August 29, 2017 5:00 PM, EDT

New Low-Sulfur Rules for Maritime Fuels Force Fleets to Scramble

The International Maritime Organization announced that shippers and global refiners must reduce sulfur content in marine bunker fuels by January 2020, five years earlier than had been expected.

As a result, the global refining and shipping industries will experience rapid change and significant cost and operational impacts, analytics firm IHS Markit said in a report, “Refining and Shipping Industries Will Scramble to Meet the 2020 IMO Bunker Fuel Rules.”

Neither industry has made the needed investments for compliance, according to IHS, and that means that the 2020 implementation date will result in a scramble.

IHS estimates that about 20,000 ships account for around 80% of heavy fuel-oil bunker fuel use, IHS said.

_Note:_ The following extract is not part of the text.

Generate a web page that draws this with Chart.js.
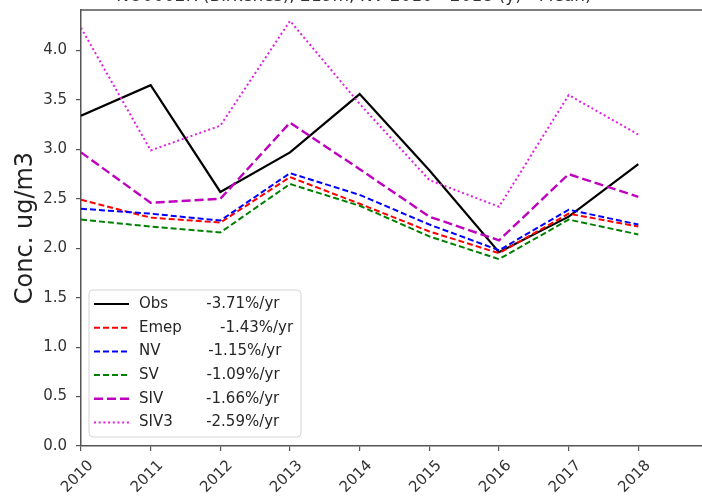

“While the IMO is taking positive action to address the environmental impacts of air pollution from ships, the rapid change creates significant disruption for both the refining and shipping industries,” said Kurt Barrow, vice president of downstream research and co-author of the paper.

Co-author Sandeep Sayal, senior director of refining and marketing research for IHS, said neither industry has made the necessary investments for compliance, which means that the 2020 implementation date will result in a scramble.

Alternatives to meet the new IMO regulations include low-sulfur bunker fuels and liquefied natural gas, IHS said. But its researchers expect that onboard ship scrubbers — devices that clear harmful pollutants from exhaust gas — will be the primary compliance path for ships, which could continue to burn higher-sulfur fuels.

Krispen Atkinson, principal analyst for IHS Markit Maritime & Trade’s research team, said: “Currently only about 360 ships have installed scrubbers, since there is currently no economic incentive for the ships to add scrubbers. However, based on the price spreads between low-sulfur bunker fuel and high-sulfur fuel oil during the scramble period, it will be economic for many of them to install scrubbers.”

Barrow said that shippers will face “significant compliance costs” by having to upgrade equipment or switch to more expensive fuels. Further, “Refiners will experience significant price impacts as they shift production to deliver more lower-sulfur fuels to the market and, at the same time, find a market for the higher-sulfur fuels they produce.”

Crude-price relationships, specifically between light-sweet and heavy-sour crude, will widen around the compliance timeframe, IHS said.